#### MATERIAL FOR THE TASK:
+ + + + + + +
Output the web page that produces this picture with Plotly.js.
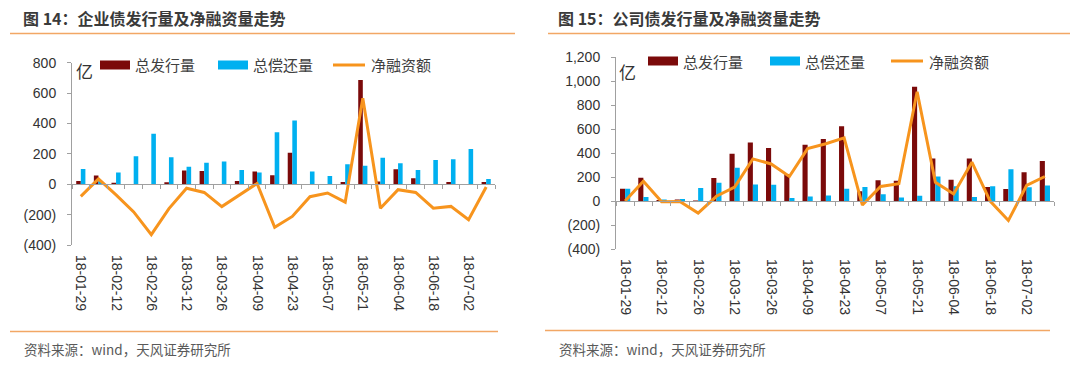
<!DOCTYPE html>
<html><head><meta charset="utf-8">
<script src="https://cdn.plot.ly/plotly-3.0.1.min.js"></script>
<style>html,body{margin:0;padding:0;background:#fff;} #chart{width:1080px;height:369px;}</style>
</head><body><div id="chart"></div>
<script>
// ---- data (weekly, 亿元) ----
const weeks = ['18-01-29','18-02-05','18-02-12','18-02-19','18-02-26','18-03-05','18-03-12','18-03-19',
  '18-03-26','18-04-02','18-04-09','18-04-16','18-04-23','18-04-30','18-05-07','18-05-14',
  '18-05-21','18-05-28','18-06-04','18-06-11','18-06-18','18-06-25','18-07-02','18-07-09'];
const tickWeeks = ['18-01-29','18-02-12','18-02-26','18-03-12','18-03-26','18-04-09',
  '18-04-23','18-05-07','18-05-21','18-06-04','18-06-18','18-07-02'];

// 图14 企业债
const corpIssue = [22, 57, 9, 0, 0, 13, 91, 87, 0, 22, 83, 59, 208, 0, 0, 15, 686, 18, 99, 39, 0, 15, 0, 15];
const corpRepay = [100, 22, 78, 185, 333, 178, 115, 141, 149, 94, 77, 342, 419, 83, 55, 132, 121, 175, 138, 94, 160, 164, 232, 35];
const corpNet   = [-80, 35, -70, -182, -332, -160, -26, -54, -147, -72, 5, -283, -212, -82, -58, -118, 566, -158, -36, -54, -158, -146, -234, -18];

// 图15 公司债
const compIssue = [103, 195, 8, 14, 5, 192, 396, 488, 443, 225, 471, 519, 625, 81, 173, 170, 955, 355, 179, 355, 117, 100, 240, 335];
const compRepay = [103, 33, 14, 17, 109, 153, 279, 139, 137, 25, 39, 47, 103, 117, 56, 30, 45, 205, 123, 35, 123, 265, 115, 131];
const compNet   = [0, 165, -5, -3, -100, 40, 117, 352, 310, 205, 438, 478, 528, -33, 122, 145, 912, 157, 60, 325, 0, -162, 130, 205];

const yTicksL = [-400, -200, 0, 200, 400, 600, 800];
const yTickTextL = ['(400)', '(200)', '0', '200', '400', '600', '800'];
const yTicksR = [-400, -200, 0, 200, 400, 600, 800, 1000, 1200];
const yTickTextR = ['(400)', '(200)', '0', '200', '400', '600', '800', '1,000', '1,200'];

const seriesNames = ['总发行量', '总偿还量', '净融资额'];
const titleL = '图 14：企业债发行量及净融资量走势';
const titleR = '图 15：公司债发行量及净融资量走势';
const sourceText = '资料来源：wind，天风证券研究所';
const unitText = '亿';

// ---- styling ----
const W = 1080, H = 369;
const px = x => x / W, py = y => 1 - y / H;
const RED = '#7B0A0A', BLUE = '#00B0F0', ORANGE = '#F7941D', AXIS = '#A0A0A0', TXT = '#333333';
const SEP = '#F2A765';
const numFont = {family: 'Liberation Sans, Arial, sans-serif', size: 14, color: TXT};
const cjk = 'Noto Sans CJK SC, sans-serif';

const yDomL = [py(245), py(62.7)];
const yDomR = [py(249), py(57.3)];
const zeroL = yDomL[0] + (yDomL[1] - yDomL[0]) * (400 / 1200);
const zeroR = yDomR[0] + (yDomR[1] - yDomR[0]) * (400 / 1600);
const xDomL = [px(72), px(495)];
const xDomR = [px(616), px(1054)];

const bwL = 0.26, bwR = 0.28;
const traces = [
  {type: 'bar', x: weeks, y: corpIssue, name: seriesNames[0], xaxis: 'x', yaxis: 'y',
   marker: {color: RED}, width: bwL, offset: -bwL, showlegend: false, hoverinfo: 'skip'},
  {type: 'bar', x: weeks, y: corpRepay, name: seriesNames[1], xaxis: 'x', yaxis: 'y',
   marker: {color: BLUE}, width: bwL, offset: 0, showlegend: false, hoverinfo: 'skip'},
  {type: 'scatter', mode: 'lines', x: weeks, y: corpNet, name: seriesNames[2], xaxis: 'x2', yaxis: 'y',
   line: {color: ORANGE, width: 3}, showlegend: false, hoverinfo: 'skip'},
  {type: 'bar', x: weeks, y: compIssue, name: seriesNames[0], xaxis: 'x3', yaxis: 'y2',
   marker: {color: RED}, width: bwR, offset: -bwR, showlegend: false, hoverinfo: 'skip'},
  {type: 'bar', x: weeks, y: compRepay, name: seriesNames[1], xaxis: 'x3', yaxis: 'y2',
   marker: {color: BLUE}, width: bwR, offset: 0, showlegend: false, hoverinfo: 'skip'},
  {type: 'scatter', mode: 'lines', x: weeks, y: compNet, name: seriesNames[2], xaxis: 'x4', yaxis: 'y2',
   line: {color: ORANGE, width: 3}, showlegend: false, hoverinfo: 'skip'}
];

function zeroAxis(dom, pos) {
  return {type: 'category', domain: dom, anchor: 'free', position: pos, range: [-0.5, weeks.length - 0.5],
    showline: true, linecolor: AXIS, linewidth: 1, ticks: 'outside', ticklen: 4, tickcolor: AXIS,
    tickson: 'boundaries', tickmode: 'linear', tick0: 0, dtick: 1, showticklabels: false,
    showgrid: false, zeroline: false, fixedrange: true};
}
function labelAxis(base, dom, pos) {
  return {type: 'category', overlaying: base, domain: dom, anchor: 'free', position: pos,
    range: [-0.5, weeks.length - 0.5], showline: false, ticks: '', tickmode: 'array',
    tickvals: tickWeeks, ticktext: tickWeeks, tickangle: 90, tickfont: numFont,
    showgrid: false, zeroline: false, fixedrange: true};
}
function valAxis(anchor, dom, range, vals, text) {
  return {domain: dom, anchor: anchor, range: range, tickmode: 'array', tickvals: vals, ticktext: text,
    showline: true, linecolor: AXIS, linewidth: 1, ticks: 'outside', ticklen: 4, tickcolor: AXIS,
    ticklabelstandoff: 8, tickfont: numFont, showgrid: false, zeroline: false, fixedrange: true};
}

function legendItems(xs, y) {
  const shapes = [
    {type: 'rect', xref: 'paper', yref: 'paper', x0: px(xs[0]), x1: px(xs[0] + 30), y0: py(y + 4.5), y1: py(y - 4.5),
     fillcolor: RED, line: {width: 0}},
    {type: 'rect', xref: 'paper', yref: 'paper', x0: px(xs[1]), x1: px(xs[1] + 30), y0: py(y + 4.5), y1: py(y - 4.5),
     fillcolor: BLUE, line: {width: 0}},
    {type: 'line', xref: 'paper', yref: 'paper', x0: px(xs[2]), x1: px(xs[2] + 32), y0: py(y), y1: py(y),
     line: {color: ORANGE, width: 3}}
  ];
  const offs = [33, 33, 36];
  const anns = seriesNames.map((n, i) => ({xref: 'paper', yref: 'paper', x: px(xs[i] + offs[i]), y: py(y),
    xanchor: 'left', yanchor: 'middle', text: n, showarrow: false,
    font: {family: cjk, size: 15, color: '#404040'}}));
  return {shapes, anns};
}
const legL = legendItems([100, 218, 333], 65);
const legR = legendItems([648, 770, 891], 61);

const sepLines = [[10, 515, 33.5], [10, 498, 331.5], [548, 1070, 33.5], [545, 1050, 330.5]].map(s => ({
  type: 'line', xref: 'paper', yref: 'paper', x0: px(s[0]), x1: px(s[1]), y0: py(s[2]), y1: py(s[2]),
  line: {color: SEP, width: 1.5}}));

const textAnns = [
  {x: px(21), y: py(18), text: '<b>' + titleL + '</b>', font: {family: cjk, size: 16, color: '#3A3A3A'}},
  {x: px(556), y: py(18), text: '<b>' + titleR + '</b>', font: {family: cjk, size: 16, color: '#3A3A3A'}},
  {x: px(22), y: py(349), text: sourceText, font: {family: cjk, size: 13.5, color: '#595959'}},
  {x: px(557), y: py(349), text: sourceText, font: {family: cjk, size: 13.5, color: '#595959'}},
  {x: px(74), y: py(70), text: unitText, font: {family: cjk, size: 17, color: TXT}},
  {x: px(617), y: py(72), text: unitText, font: {family: cjk, size: 17, color: TXT}}
].map(a => Object.assign({xref: 'paper', yref: 'paper', xanchor: 'left', yanchor: 'middle', showarrow: false}, a));

const layout = {
  width: W, height: H, autosize: false,
  margin: {l: 0, r: 0, t: 0, b: 0, pad: 0},
  paper_bgcolor: '#fff', plot_bgcolor: 'rgba(0,0,0,0)',
  barmode: 'overlay', showlegend: false,
  xaxis: zeroAxis(xDomL, zeroL),
  xaxis2: labelAxis('x', xDomL, py(254)),
  xaxis3: zeroAxis(xDomR, zeroR),
  xaxis4: labelAxis('x3', xDomR, py(258)),
  yaxis: valAxis('x', yDomL, [-400, 800], yTicksL, yTickTextL),
  yaxis2: valAxis('x3', yDomR, [-400, 1200], yTicksR, yTickTextR),
  shapes: sepLines.concat(legL.shapes, legR.shapes),
  annotations: textAnns.concat(legL.anns, legR.anns)
};

Plotly.newPlot('chart', traces, layout, {displayModeBar: false, staticPlot: true});
</script></body></html>
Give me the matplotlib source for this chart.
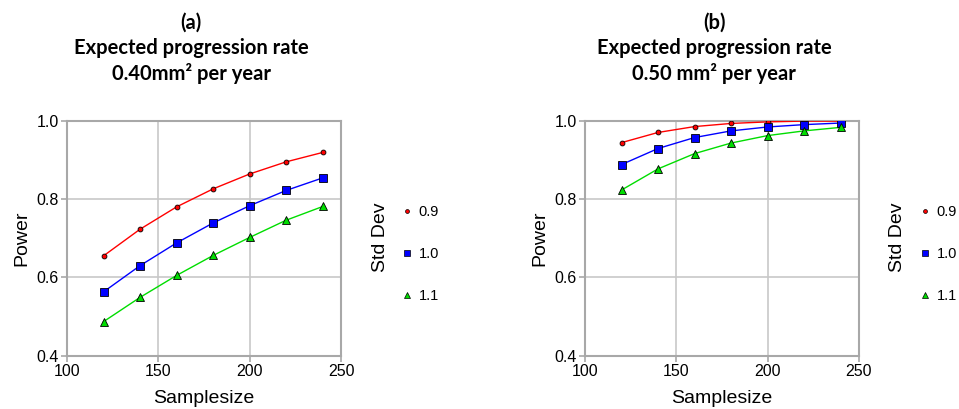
+ + + + + + +
#### GIVEN TASK:
Only the lines from the start of the records to the line with "const unitText = '亿';" belong in the copy. Print them exactly, minus pictures.

#### TASK RESULT:
Output the web page that produces this picture with Plotly.js.
<!DOCTYPE html>
<html><head><meta charset="utf-8">
<script src="https://cdn.plot.ly/plotly-3.0.1.min.js"></script>
<style>html,body{margin:0;padding:0;background:#fff;} #chart{width:1080px;height:369px;}</style>
</head><body><div id="chart"></div>
<script>
// ---- data (weekly, 亿元) ----
const weeks = ['18-01-29','18-02-05','18-02-12','18-02-19','18-02-26','18-03-05','18-03-12','18-03-19',
  '18-03-26','18-04-02','18-04-09','18-04-16','18-04-23','18-04-30','18-05-07','18-05-14',
  '18-05-21','18-05-28','18-06-04','18-06-11','18-06-18','18-06-25','18-07-02','18-07-09'];
const tickWeeks = ['18-01-29','18-02-12','18-02-26','18-03-12','18-03-26','18-04-09',
  '18-04-23','18-05-07','18-05-21','18-06-04','18-06-18','18-07-02'];

// 图14 企业债
const corpIssue = [22, 57, 9, 0, 0, 13, 91, 87, 0, 22, 83, 59, 208, 0, 0, 15, 686, 18, 99, 39, 0, 15, 0, 15];
const corpRepay = [100, 22, 78, 185, 333, 178, 115, 141, 149, 94, 77, 342, 419, 83, 55, 132, 121, 175, 138, 94, 160, 164, 232, 35];
const corpNet   = [-80, 35, -70, -182, -332, -160, -26, -54, -147, -72, 5, -283, -212, -82, -58, -118, 566, -158, -36, -54, -158, -146, -234, -18];

// 图15 公司债
const compIssue = [103, 195, 8, 14, 5, 192, 396, 488, 443, 225, 471, 519, 625, 81, 173, 170, 955, 355, 179, 355, 117, 100, 240, 335];
const compRepay = [103, 33, 14, 17, 109, 153, 279, 139, 137, 25, 39, 47, 103, 117, 56, 30, 45, 205, 123, 35, 123, 265, 115, 131];
const compNet   = [0, 165, -5, -3, -100, 40, 117, 352, 310, 205, 438, 478, 528, -33, 122, 145, 912, 157, 60, 325, 0, -162, 130, 205];

const yTicksL = [-400, -200, 0, 200, 400, 600, 800];
const yTickTextL = ['(400)', '(200)', '0', '200', '400', '600', '800'];
const yTicksR = [-400, -200, 0, 200, 400, 600, 800, 1000, 1200];
const yTickTextR = ['(400)', '(200)', '0', '200', '400', '600', '800', '1,000', '1,200'];

const seriesNames = ['总发行量', '总偿还量', '净融资额'];
const titleL = '图 14：企业债发行量及净融资量走势';
const titleR = '图 15：公司债发行量及净融资量走势';
const sourceText = '资料来源：wind，天风证券研究所';
const unitText = '亿';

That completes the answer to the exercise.